__Exercise aim__:
Quote all of the data that follows exactly as written, skipping the images.

***** Recorded information

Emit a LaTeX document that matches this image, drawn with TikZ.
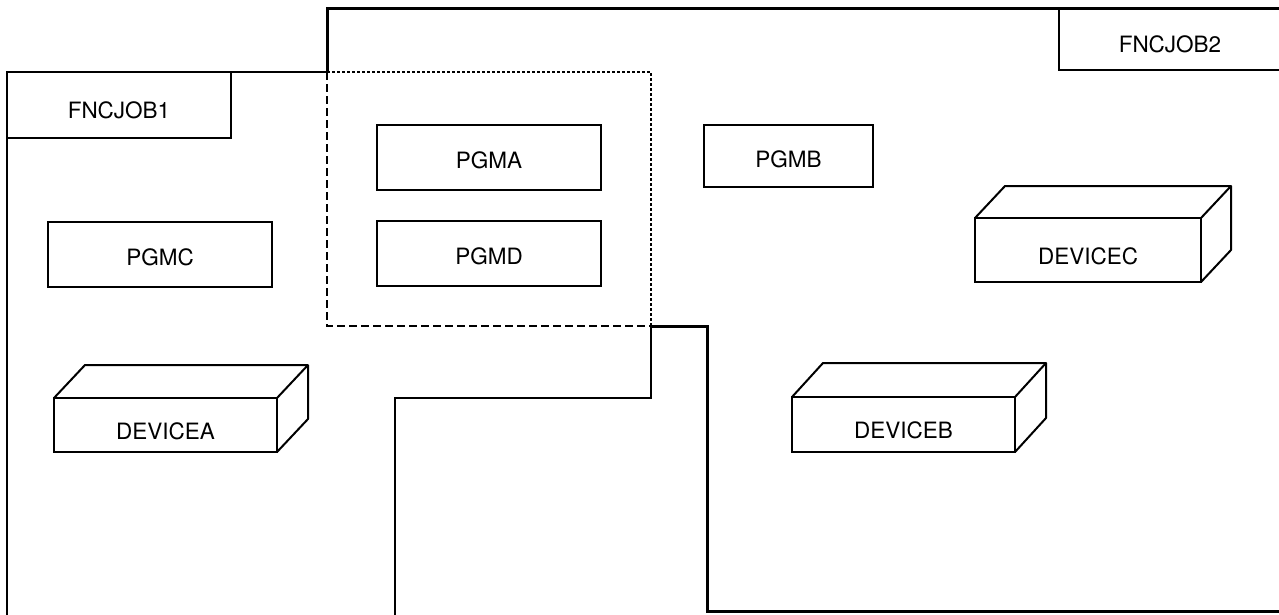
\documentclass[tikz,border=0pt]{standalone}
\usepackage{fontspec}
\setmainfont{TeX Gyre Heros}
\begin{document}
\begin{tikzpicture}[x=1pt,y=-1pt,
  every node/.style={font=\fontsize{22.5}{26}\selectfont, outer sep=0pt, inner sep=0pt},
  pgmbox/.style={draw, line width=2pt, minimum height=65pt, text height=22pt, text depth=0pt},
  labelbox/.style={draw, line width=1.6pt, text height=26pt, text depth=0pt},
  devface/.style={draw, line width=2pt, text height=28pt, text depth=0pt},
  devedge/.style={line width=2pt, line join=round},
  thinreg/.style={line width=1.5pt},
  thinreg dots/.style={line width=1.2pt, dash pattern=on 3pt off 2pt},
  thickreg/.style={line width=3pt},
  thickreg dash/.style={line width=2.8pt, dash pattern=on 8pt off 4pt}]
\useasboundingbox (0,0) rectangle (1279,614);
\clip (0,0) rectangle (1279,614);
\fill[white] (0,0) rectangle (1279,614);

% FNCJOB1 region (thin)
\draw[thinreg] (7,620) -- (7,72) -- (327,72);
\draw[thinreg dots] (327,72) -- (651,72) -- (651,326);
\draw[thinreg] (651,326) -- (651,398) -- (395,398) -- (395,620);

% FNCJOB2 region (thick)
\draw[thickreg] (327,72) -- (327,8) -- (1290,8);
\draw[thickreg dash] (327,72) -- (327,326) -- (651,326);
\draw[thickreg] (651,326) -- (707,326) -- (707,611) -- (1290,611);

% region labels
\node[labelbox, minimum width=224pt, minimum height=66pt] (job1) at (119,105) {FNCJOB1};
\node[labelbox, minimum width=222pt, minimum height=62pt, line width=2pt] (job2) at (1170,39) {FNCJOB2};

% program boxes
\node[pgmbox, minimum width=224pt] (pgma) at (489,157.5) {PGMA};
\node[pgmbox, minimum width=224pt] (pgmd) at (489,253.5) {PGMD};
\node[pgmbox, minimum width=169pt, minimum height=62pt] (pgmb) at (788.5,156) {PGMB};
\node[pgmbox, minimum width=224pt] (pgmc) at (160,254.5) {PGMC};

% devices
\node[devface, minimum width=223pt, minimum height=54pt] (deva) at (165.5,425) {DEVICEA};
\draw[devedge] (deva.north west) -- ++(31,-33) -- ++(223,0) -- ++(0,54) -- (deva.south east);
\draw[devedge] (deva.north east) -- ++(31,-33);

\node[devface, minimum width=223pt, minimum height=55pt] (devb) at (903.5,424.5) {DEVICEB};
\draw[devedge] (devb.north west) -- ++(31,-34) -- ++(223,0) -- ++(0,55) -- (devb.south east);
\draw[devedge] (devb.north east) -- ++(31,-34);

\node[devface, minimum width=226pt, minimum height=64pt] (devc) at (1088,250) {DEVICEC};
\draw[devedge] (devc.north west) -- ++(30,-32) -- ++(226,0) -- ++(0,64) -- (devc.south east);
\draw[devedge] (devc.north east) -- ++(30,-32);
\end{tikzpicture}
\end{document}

**********

__Response to this exercise__:
Emit a LaTeX document that matches this image, drawn with TikZ.
\documentclass[tikz,border=0pt]{standalone}
\usepackage{fontspec}
\setmainfont{TeX Gyre Heros}
\begin{document}
\begin{tikzpicture}[x=1pt,y=-1pt,
  every node/.style={font=\fontsize{22.5}{26}\selectfont, outer sep=0pt, inner sep=0pt},
  pgmbox/.style={draw, line width=2pt, minimum height=65pt, text height=22pt, text depth=0pt},
  labelbox/.style={draw, line width=1.6pt, text height=26pt, text depth=0pt},
  devface/.style={draw, line width=2pt, text height=28pt, text depth=0pt},
  devedge/.style={line width=2pt, line join=round},
  thinreg/.style={line width=1.5pt},
  thinreg dots/.style={line width=1.2pt, dash pattern=on 3pt off 2pt},
  thickreg/.style={line width=3pt},
  thickreg dash/.style={line width=2.8pt, dash pattern=on 8pt off 4pt}]
\useasboundingbox (0,0) rectangle (1279,614);
\clip (0,0) rectangle (1279,614);
\fill[white] (0,0) rectangle (1279,614);

% FNCJOB1 region (thin)
\draw[thinreg] (7,620) -- (7,72) -- (327,72);
\draw[thinreg dots] (327,72) -- (651,72) -- (651,326);
\draw[thinreg] (651,326) -- (651,398) -- (395,398) -- (395,620);

% FNCJOB2 region (thick)
\draw[thickreg] (327,72) -- (327,8) -- (1290,8);
\draw[thickreg dash] (327,72) -- (327,326) -- (651,326);
\draw[thickreg] (651,326) -- (707,326) -- (707,611) -- (1290,611);

% region labels
\node[labelbox, minimum width=224pt, minimum height=66pt] (job1) at (119,105) {FNCJOB1};
\node[labelbox, minimum width=222pt, minimum height=62pt, line width=2pt] (job2) at (1170,39) {FNCJOB2};

% program boxes
\node[pgmbox, minimum width=224pt] (pgma) at (489,157.5) {PGMA};
\node[pgmbox, minimum width=224pt] (pgmd) at (489,253.5) {PGMD};
\node[pgmbox, minimum width=169pt, minimum height=62pt] (pgmb) at (788.5,156) {PGMB};
\node[pgmbox, minimum width=224pt] (pgmc) at (160,254.5) {PGMC};

% devices
\node[devface, minimum width=223pt, minimum height=54pt] (deva) at (165.5,425) {DEVICEA};
\draw[devedge] (deva.north west) -- ++(31,-33) -- ++(223,0) -- ++(0,54) -- (deva.south east);
\draw[devedge] (deva.north east) -- ++(31,-33);

\node[devface, minimum width=223pt, minimum height=55pt] (devb) at (903.5,424.5) {DEVICEB};
\draw[devedge] (devb.north west) -- ++(31,-34) -- ++(223,0) -- ++(0,55) -- (devb.south east);
\draw[devedge] (devb.north east) -- ++(31,-34);

\node[devface, minimum width=226pt, minimum height=64pt] (devc) at (1088,250) {DEVICEC};
\draw[devedge] (devc.north west) -- ++(30,-32) -- ++(226,0) -- ++(0,64) -- (devc.south east);
\draw[devedge] (devc.north east) -- ++(30,-32);
\end{tikzpicture}
\end{document}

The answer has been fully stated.